Malibu’s Adamson family is seeking $53.8 million in damages relating to a 2013 hot air balloon crash that killed family patriarch Grant Adamson and seriously injured his wife Terry and daughters Lauren and Megan.
A lawsuit filed in LA County Superior Court last week details the harrowing final moments of Grant Adamson’s life and accuses a travel agent, two travel companies and a Swiss hotel of major negligence in the events leading up to the August 2013 tragedy.
The suit also alleges that the man who piloted and survived the doomed hot air balloon trip, Christian Dupuy, has a long history of alcoholism and had been drinking the night before the early-morning balloon ride. According to evidence presented, Dupuy registered a blood-alcohol level between .01 and .02 percent after the crash, in violation of Swiss law. He is currently facing manslaughter charges in the Swiss court system, according to the suit.
Moments before the balloon crashed into power lines and fell 165 feet to the ground near the Swiss Alps, Grant Adamson is said to have “had his wife and daughters lay on the bottom of the balloon’s basket and he tried to shield them with his own body to protect them. The members of the family told each other they loved each other and prayed.”
Grant Adamson died of an aortic rupture on impact, while Terry, Megan and Lauren were knocked unconscious. Terry suffered a shattered jaw and pelvis and several internal injuries. Megan’s spine was broken and “severed from her pelvis,” and Lauren’s legs were broken. All three have undergone extensive surgeries on the road to recovery. Their medical bills have totaled $1 million to date, attorneys said, and each of them will likely continue dealing with medical problems the rest of their lives.
“None of them will ever get back to where they were before this accident,” said Suzelle Smith, an attorney for the Adamsons.
The suit seeks $10.2 million for Terry’s damages, $3.8 million for Lauren’s, $3 million for Megan’s and $36.8 million for the death of Grant Adamson.
Grand Hotel Park, Protravel International, Bucher Travel and travel agent Simone Rayden are named as defendants in the case filed by attorneys on behalf of the Adamson estate.
“[The hotel] advertises it as a top-of-the-line safe trip, you can count on them to supply a competent pilot and take you on a once in a lifetime experience, but that’s not what happened,” Smith said. “They put the Adamsons into the balloon, they had a pilot who was not competent…he devastated this family.”

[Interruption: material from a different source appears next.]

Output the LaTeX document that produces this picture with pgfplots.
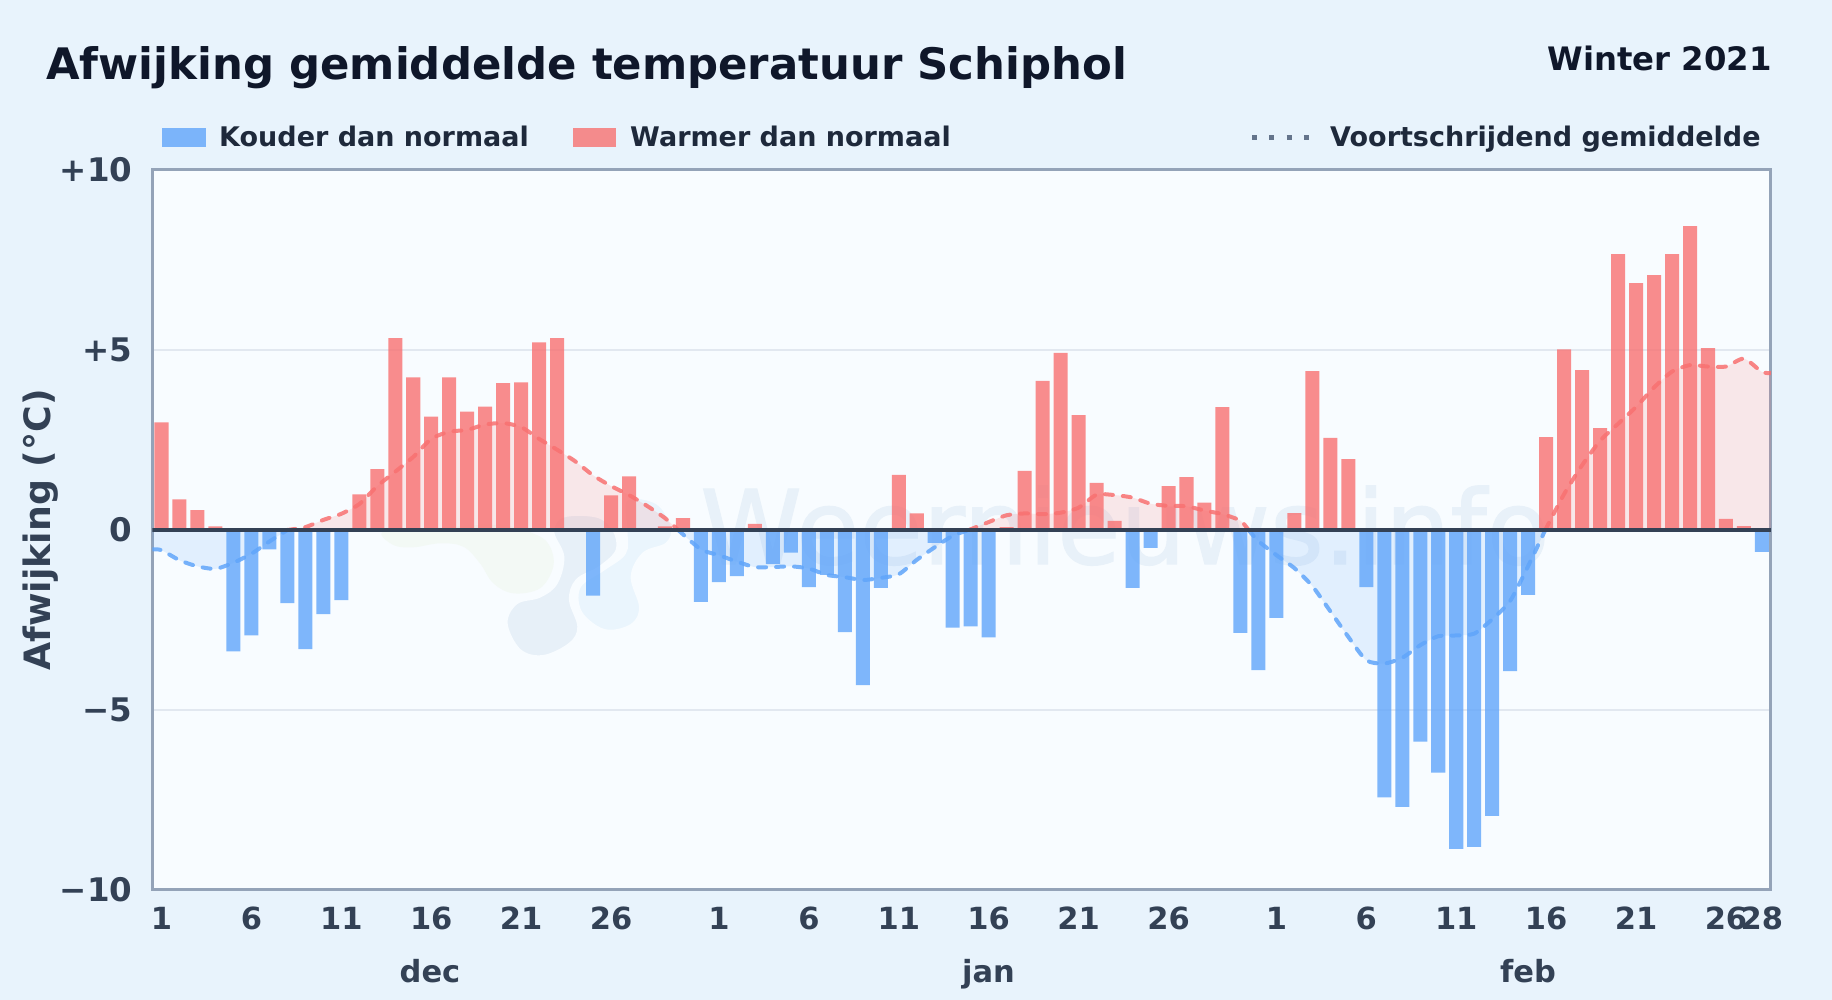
\documentclass[border=0pt]{standalone}
\usepackage{fontspec}
\setmainfont{DejaVu Sans}
\newfontfamily\wmfont[FakeBold=1.2]{DejaVu Sans}
\usepackage{pgfplots}
\usepackage{pgfplotstable}
\pgfplotsset{compat=1.18}
\definecolor{pagebg}{HTML}{E8F3FC}
\definecolor{panelbg}{HTML}{F8FCFF}
\definecolor{lineblue}{HTML}{60A5FA}
\definecolor{linered}{HTML}{F87171}
\definecolor{gridc}{HTML}{E2E8F0}
\definecolor{borderc}{HTML}{94A3B8}
\definecolor{zeroc}{HTML}{334155}
\definecolor{tickc}{HTML}{334155}
\definecolor{legc}{HTML}{1E293B}
\definecolor{titlec}{HTML}{0F172A}
\definecolor{dotc}{HTML}{64748B}
\definecolor{wmark}{HTML}{E8F1F9}
\definecolor{blobgreen}{HTML}{F3F9F5}
\definecolor{blobgrey}{HTML}{E7F0F8}
\definecolor{blobblue}{HTML}{EAF5FD}
\pgfplotstableread{
x y
4 -3.37
5 -2.93
6 -0.54
7 -2.03
8 -3.31
9 -2.34
10 -1.95
24 -1.82
30 -2.00
31 -1.45
32 -1.28
34 -0.94
35 -0.63
36 -1.59
37 -1.25
38 -2.84
39 -4.31
40 -1.61
43 -0.36
44 -2.71
45 -2.68
46 -2.98
54 -1.61
55 -0.50
60 -2.86
61 -3.89
62 -2.44
67 -1.59
68 -7.43
69 -7.69
70 -5.88
71 -6.74
72 -8.86
73 -8.80
74 -7.94
75 -3.92
76 -1.80
89 -0.61
}\coldbars
\pgfplotstableread{
x y
0 2.99
1 0.85
2 0.55
3 0.10
11 0.99
12 1.69
13 5.33
14 4.24
15 3.15
16 4.24
17 3.29
18 3.43
19 4.08
20 4.10
21 5.21
22 5.33
25 0.96
26 1.49
28 0.10
29 0.33
33 0.17
41 1.53
42 0.46
47 0.08
48 1.64
49 4.14
50 4.92
51 3.19
52 1.31
53 0.25
56 1.22
57 1.47
58 0.76
59 3.41
63 0.47
64 4.41
65 2.56
66 1.97
77 2.58
78 5.02
79 4.44
80 2.83
81 7.66
82 6.86
83 7.08
84 7.66
85 8.44
86 5.05
87 0.31
88 0.11
}\warmbars
\pgfplotstableread{
x y
-0.5 -0.54
0 -0.56
1 -0.84
2 -1.01
3 -1.08
4 -0.91
5 -0.66
6 -0.32
7 0
}\negA
\pgfplotstableread{
x y
7 0
8 0.08
9 0.28
10 0.45
11 0.72
12 1.22
13 1.62
14 2.03
15 2.53
16 2.73
17 2.78
18 2.93
19 2.97
20 2.86
21 2.53
22 2.23
23 1.91
24 1.52
25 1.22
26 0.97
27 0.67
28 0.33
28.73 0
}\posA
\pgfplotstableread{
x y
28.73 0
30 -0.54
31 -0.70
32 -0.88
33 -1.03
34 -1.03
35 -1.01
36 -1.07
37 -1.25
38 -1.31
39 -1.39
40 -1.33
41 -1.23
42 -0.83
43 -0.48
44 -0.16
44.9 0
}\negB
\pgfplotstableread{
x y
44.9 0
46 0.22
47 0.41
48 0.46
49 0.44
50 0.48
51 0.62
52 0.98
53 0.97
54 0.90
55 0.73
56 0.67
57 0.66
58 0.54
59 0.44
60 0.26
60.45 0
}\posB
\pgfplotstableread{
x y
60.45 0
61 -0.31
62 -0.70
63 -1.06
64 -1.56
65 -2.26
66 -2.97
67 -3.62
68 -3.71
69 -3.55
70 -3.20
71 -2.95
72 -2.93
73 -2.88
74 -2.48
75 -1.97
76 -1.00
76.95 0
}\negC
\pgfplotstableread{
x y
76.95 0
78 1.00
79 1.80
80 2.48
81 2.95
82 3.42
83 3.96
84 4.40
85 4.58
86 4.54
87 4.54
88 4.76
89 4.39
89.5 4.36
}\posC
\newcommand{\fs}[1]{\fontsize{#1pt}{#1pt}\selectfont\bfseries}
\begin{document}
\begin{tikzpicture}[x=1pt,y=1pt]
\path[use as bounding box,fill=pagebg] (0,0) rectangle (1832,1000);
\fill[panelbg] (152.5,110) rectangle (1771,830);
% watermark
\node[anchor=base west,inner sep=0pt,text=wmark] at (700,436) {\fontsize{103pt}{103pt}\selectfont\wmfont Weernieuws.info};
\begin{scope}[shift={(350,540)},x=0.3333pt,y=-0.3333pt]
\fill[blobgreen,draw=none] plot[smooth cycle,tension=0.6] coordinates {(100,215)(130,255)(190,262)(270,250)(340,260)(390,310)(430,370)(490,400)(570,385)(610,320)(600,260)(560,225)(450,195)(250,205)};
\fill[blobgrey,draw=panelbg,line width=2pt] plot[smooth cycle,tension=0.6] coordinates {(610,215)(640,290)(620,370)(570,410)(500,430)(470,490)(510,570)(580,588)(660,550)(685,500)(660,420)(680,360)(750,320)(800,270)(790,210)(740,170)(640,170)};
\fill[blobblue,draw=panelbg,line width=2pt] plot[smooth cycle,tension=0.6] coordinates {(830,215)(825,280)(760,330)(690,380)(690,450)(740,500)(790,512)(850,490)(870,440)(845,350)(880,280)(950,250)(965,200)(920,130)(830,120)};
\end{scope}
\begin{axis}[
  at={(152.5pt,110pt)},anchor=south west,
  width=1618.5pt,height=720pt,scale only axis,
  xmin=-0.5,xmax=89.5,ymin=-10,ymax=10,
  axis line style={draw=borderc,line width=3pt},
  ymajorgrids,grid style={draw=gridc,line width=2pt},
  major tick length=0pt,
  ytick={-10,-5,0,5,10},
  yticklabels={−10,−5,0,+5,+10},
  xtick={0,5,10,15,20,25,31,36,41,46,51,56,62,67,72,77,82,87,89},
  xticklabels={1,6,11,16,21,26,1,6,11,16,21,26,1,6,11,16,21,26,28},
  xticklabel style={anchor=base,yshift=-40pt,inner sep=0pt,font=\fs{30.5},text=tickc},
  yticklabel style={anchor=base east,yshift=-12pt,xshift=-20pt,inner sep=0pt,font=\fs{32.5},text=tickc},
  ylabel={Afwijking (°C)},
  every axis y label/.style={at={(axis description cs:-0.0692,0.5)},rotate=90,anchor=center,font=\fs{36.3},text=tickc},
]
\pgfplotsset{
 fneg/.style={fill=lineblue,fill opacity=0.15,draw=none,smooth,tension=0.4},
 fpos/.style={fill=linered,fill opacity=0.15,draw=none,smooth,tension=0.4},
 lneg/.style={draw=lineblue,line width=4pt,opacity=0.85,dash pattern=on 8pt off 10pt,line cap=round,smooth,tension=0.4,no markers},
 lpos/.style={draw=linered,line width=4pt,opacity=0.85,dash pattern=on 8pt off 10pt,line cap=round,smooth,tension=0.4,no markers},
 bb/.style={ybar,bar shift=0pt,bar width=0.78,draw=none,fill opacity=0.8},
}
\addplot[fneg] table {\negA} -- (axis cs:-0.5,0) -- cycle;
\addplot[fpos] table {\posA} -- cycle;
\addplot[fneg] table {\negB} -- cycle;
\addplot[fpos] table {\posB} -- cycle;
\addplot[fneg] table {\negC} -- cycle;
\addplot[fpos] table {\posC} -- (axis cs:89.5,0) -- cycle;
\addplot[lneg] table {\negA};
\addplot[lpos] table {\posA};
\addplot[lneg] table {\negB};
\addplot[lpos] table {\posB};
\addplot[lneg] table {\negC};
\addplot[lpos] table {\posC};
\addplot[bb,fill=lineblue] table {\coldbars};
\addplot[bb,fill=linered] table {\warmbars};
\addplot[draw=zeroc,line width=4pt,no markers] coordinates {(-0.5,0) (89.5,0)};
\end{axis}
\node[anchor=base west,inner sep=0pt,text=titlec] at (46,920) {\fs{43.4}Afwijking gemiddelde temperatuur Schiphol};
\node[anchor=base east,inner sep=0pt,text=titlec] at (1772,929) {\fs{32.3}Winter 2021};
\fill[lineblue,opacity=0.8] (162,853) rectangle (206,872);
\node[anchor=base west,inner sep=0pt,text=legc] at (219,853) {\fs{27}Kouder dan normaal};
\fill[linered,opacity=0.8] (573,853) rectangle (616,872);
\node[anchor=base west,inner sep=0pt,text=legc] at (630,853) {\fs{27}Warmer dan normaal};
\draw[dotc,line width=5pt,dash pattern=on 5pt off 12.3pt] (1252,862) -- (1309,862);
\node[anchor=base west,inner sep=0pt,text=legc] at (1330,853) {\fs{27}Voortschrijdend gemiddelde};
\node[anchor=base,inner sep=0pt,text=tickc] at (430,17) {\fs{30.5}dec};
\node[anchor=base,inner sep=0pt,text=tickc] at (988.5,17) {\fs{30.5}jan};
\node[anchor=base,inner sep=0pt,text=tickc] at (1528,17) {\fs{30.5}feb};
\end{tikzpicture}
\end{document}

The Adamsons travelled to Switzerland last summer for a family vacation after booking the trip with Grand Hotel Park through Rayden and the two travel agencies. Terry Adamson purchased the hot air balloon trip over the Swiss Alps after researching it as early as 2011 and being told by Rayden that it was a “must do,” according to court documents.
What the Adamsons did not know, the suit alleges, is that Dupuy had been fired from a previous piloting gig for allegedly drinking on the job and “visiting the pub during working hours.” He was hired by Grand Hotel Park and its manager, Dupuy’s brother-in-law, even though Dupuy’s rocky employment history was evident, according to Adamson attorneys.
The suit further alleges Dupuy had very little familiarity with the route the hot air balloon was flying but that hotel employees assured the Adamsons beforehand that Dupuy was experienced on the route. But as the trip neared its landing point in Montbovon, the Adamsons asked Dupuy to land the balloon early because constant shifts in altitude of the balloon were frightening them. Dupuy’s nephew was following the balloon from the ground and at one point radioed Dupuy to say he was flying too low.
“Approaching the landing site at Montbovon, Dupuy was flying too low,” the suit states. “Megan saw that the balloon was headed for power lines and cried out to Dupuy. Dupuy was looking in the opposite direction.”
Moments later, the balloon hit the lines and began falling.
“The Grand [Hotel] either did not properly investigate the condition of its pilot before entrusting the Adamson family to him,” the suit alleges, “or knew he had been drinking before the flight and ignored it.”
The great-grandson of Frederick and Rhoda May Rindge, who in 1892 purchased the land that is now Malibu, Grant Adamson descended from a family known as Malibu’s founders. He was an owner of the Mariposa Land Company, which managed the family’s real estate holdings, and was a founding member of Pepperdine University’s Crest Board, among other community involvements. He and his family resided in Serra Retreat.
A pretrial conference date has been set for Oct. 20, 2014.